Fifth Sunday of Easter (Year B)

It all begins with God’s love. In case we ever forget this basic, essential fact of our faith, 1 John makes it crystal clear.

Christ the Living Vine
"Christ the Living Vine," Image by Lawrence OP via Flickr licensed under CC BY-NC-ND 2.0.

May 3, 2015

Second Reading
View Bible Text

Commentary on 1 John 4:7-21



It all begins with God’s love. In case we ever forget this basic, essential fact of our faith, 1 John makes it crystal clear.

God is the source and the definition of love. God is love. God loves as the sun shines: love expresses who God is.

1 John emphasizes that God’s love is not some abstract concept. It is passion expressed in action. God made love real and present by sending Jesus to live among us and to die for us. God continues to show us love through Jesus’ life-giving presence among us. If ever we should question whether God truly does love us, the gift and witness of the Holy Spirit confirmed it once more: we are God’s beloved. God’s love is a truth more basic and reliable than the ground we walk on and the air we breathe.

God’s love does not depend on our initiative or on our worthiness. We don’t have to reach out to God or even believe in God in order to be loved. We don’t have to clean up our act before God can love us. We don’t have to measure up to some standard in order to be lovable. No, God showers love on us whether we deserve it or not. And honestly, who could ever deserve such amazing, immeasurable love?

1 John insists that the more fully and completely we know God, the more the immense reality of God’s love dawns on us. When we open ourselves to the warmth and light of God’s presence, we find that even our deepest, darkest secrets and the ugliest parts of ourselves are not beyond God’s reach. Nothing in us is so broken or so filthy that God is unwilling or unable to touch it. God embraces us as we are, loves us as we are, and works in us to make us clean and whole and new. Upheld, surrounded, enfolded by such love, who could be afraid?

Such life-giving love is too wonderful to keep to ourselves. To know God’s love is to overflow with God’s love. How can we possibly love God while we hate God’s beloved? Seeing ourselves as God’s beloved means seeing our sisters and brothers as God’s loved ones too. If we have come to know God’s love, we have seen for ourselves that it is unearned, undeserved, utterly free. Although God’s love is without conditions, it is not without consequences: God commands us to love one another as God has loved us.

In case we haven’t understood the seriousness of this command, 1 John expresses it in a way that leaves no room for doubt: “just as God is, so are we in this world” (1 John 4:17 b). In context, it’s clear that 1 John is not saying that Christians are omnipotent or omniscient or morally pure. No, 1 John is saying that because God lives in us, we embody God’s love for the world. We are not gods, but we are God’s. God’s love is incarnate in us.

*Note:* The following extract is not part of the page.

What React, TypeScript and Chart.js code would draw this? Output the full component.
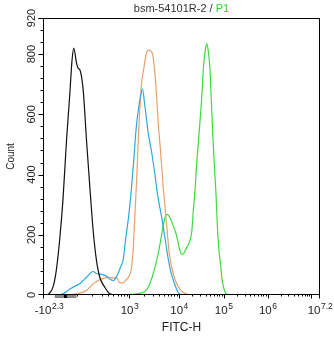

The author of 1 John calls us to love one another, that is, to love our sisters and brothers. The first-century Christians for whom 1 John was originally written were in conflict about the boundaries of their community, about theology, and about false teaching. In this context 1 John focuses on love for others who belong to the community of faith. Does this mean that we are called only to love those who belong to our group and believe as we do?

The whole foundation of 1 John’s argument suggests otherwise. If we love others as God has loved us, there can be no boundaries. God’s love, made visible and present in Jesus, is the source for the love we share with others. Jesus ignored the limits that religious communities imposed. He ate and talked with people whom the religious leaders had rejected as heretics, as sinful, as filthy and despicable. He touched people who were considered untouchable and welcomed people whom everyone else had kicked out. His harshest words were reserved not for the impure, but for unloving, self-righteous people who saw some of God’s children as beneath their attention and certainly as unworthy of their love. If Jesus shows us what God’s love is like, then there can be no doubt how far our love for others must extend: to every single human being.

Such love can never originate with us. It is not our own, weak, limited love that we share with God’s beloved. No, we are called to open ourselves to God’s love so that God can love others through us. When we love one another, we re-present God to the world. By allowing the love that God has showered on us to overflow onto our sisters and brothers, we make divine love real and visible in the ordinary lives of ordinary people. God invites us to let Jesus live in us, so that through us Jesus can continue to welcome outcasts and touch untouchables and heal the broken. When God’s unimaginable, limitless love comes alive in us, we become the real presence of God in the world. All we can possibly say to such love is thank you, and may it indeed be so.